Perhaps you’ve heard of the examples. The corporations who turned to Lean Six Sigma years ago in order to gain efficiencies in their processes which result in cost savings, better service, and better products. For those corporations — or any company turning to the methodology for strong results — does the investment of Six Sigma training ever end?

Actually, it does.

Recently, as reported in the Rochester Democrat & Chronicle, Xerox announced that it was disbanding its Lean Six Sigma team in order to free up funds for marketing and customer-based innovation. Does that mean that Xerox, one of the most ardent supporters of Lean Six Sigma over more than a decade, is turning its back on the methodology? Absolutely not, the company says.

Xerox employees began their Lean Six Sigma training in 2003. Currently, the company has about 500 black belts and 2,500 green belts. Not only do those employees use Lean Six Sigma in the workplace, but they also volunteer to help other companies in the community use the principles for better business, as well.

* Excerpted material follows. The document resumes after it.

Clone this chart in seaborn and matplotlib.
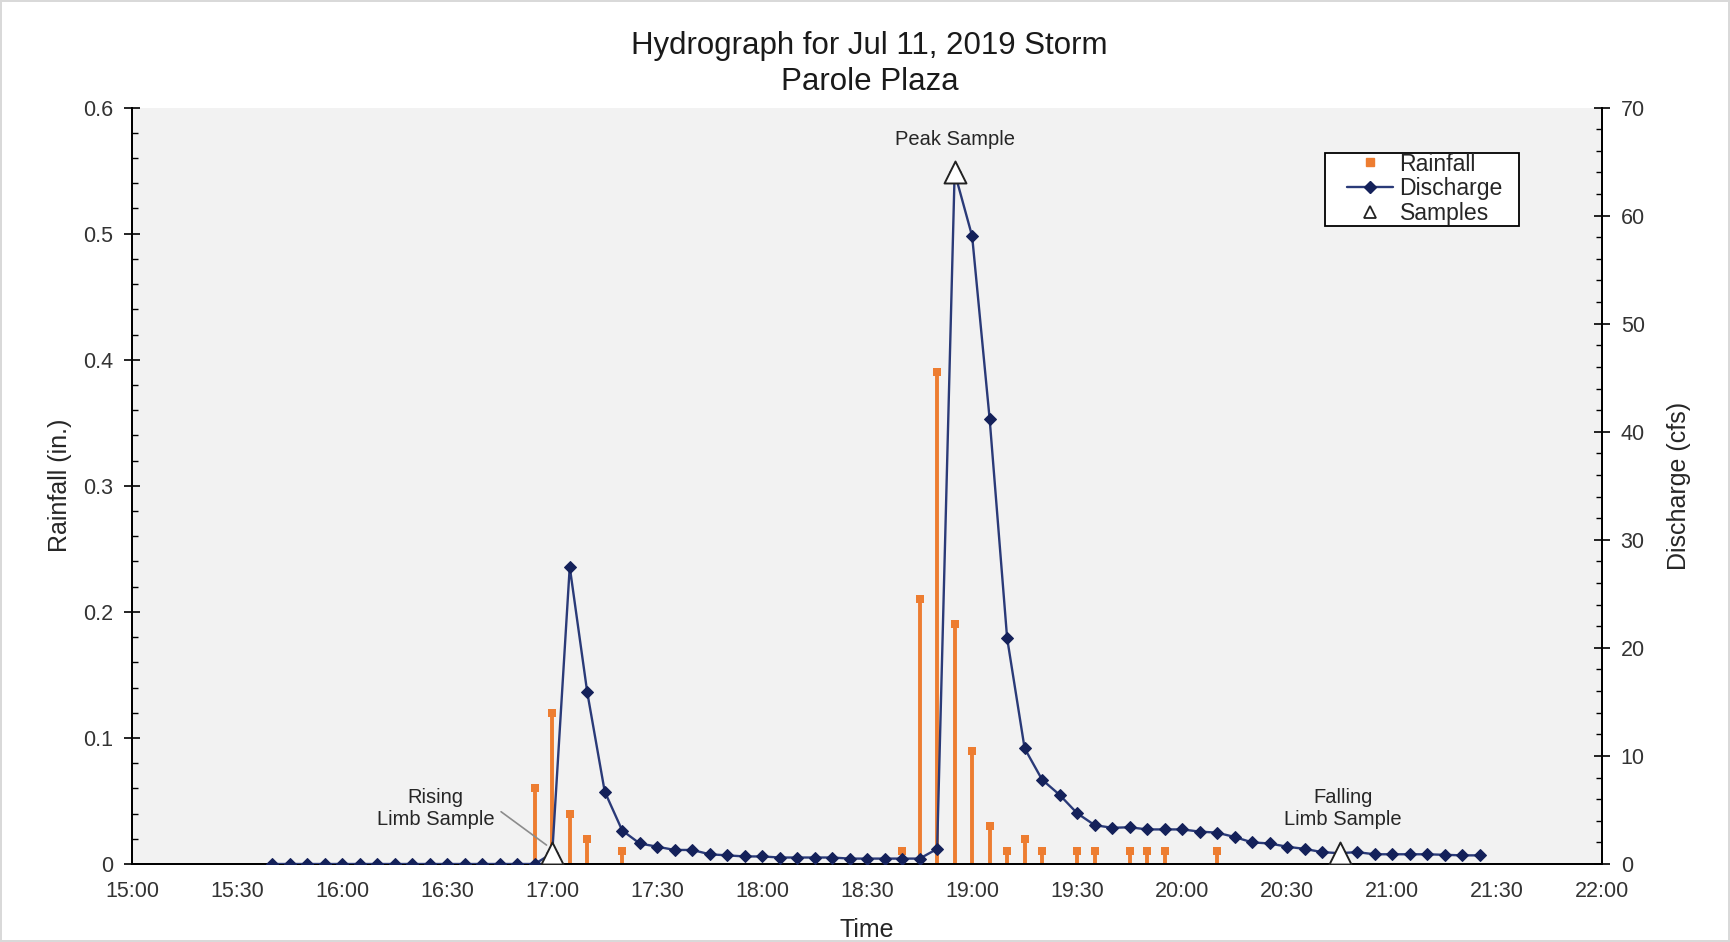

The Connecticut-based company’s president of corporate operations, Herve Tessler, wrote in a memo to employees that Xerox has met its goal of embedding the principles of Lean Six Sigma within the business and that those black belts and green belts will continue to be important resources to critical operations. However, Tessler explained, because the principles are now embedded so well, the company no longer needs a separate Lean Six Sigma function. According to Xerox spokesman Bill McKee, “Lean Six Sigma is alive and well in Xerox and will continue to be so.”

Yes, the investment of Six Sigma training for employees does end. But as long as you have employees who are trained in the methodology, the benefits of it never end.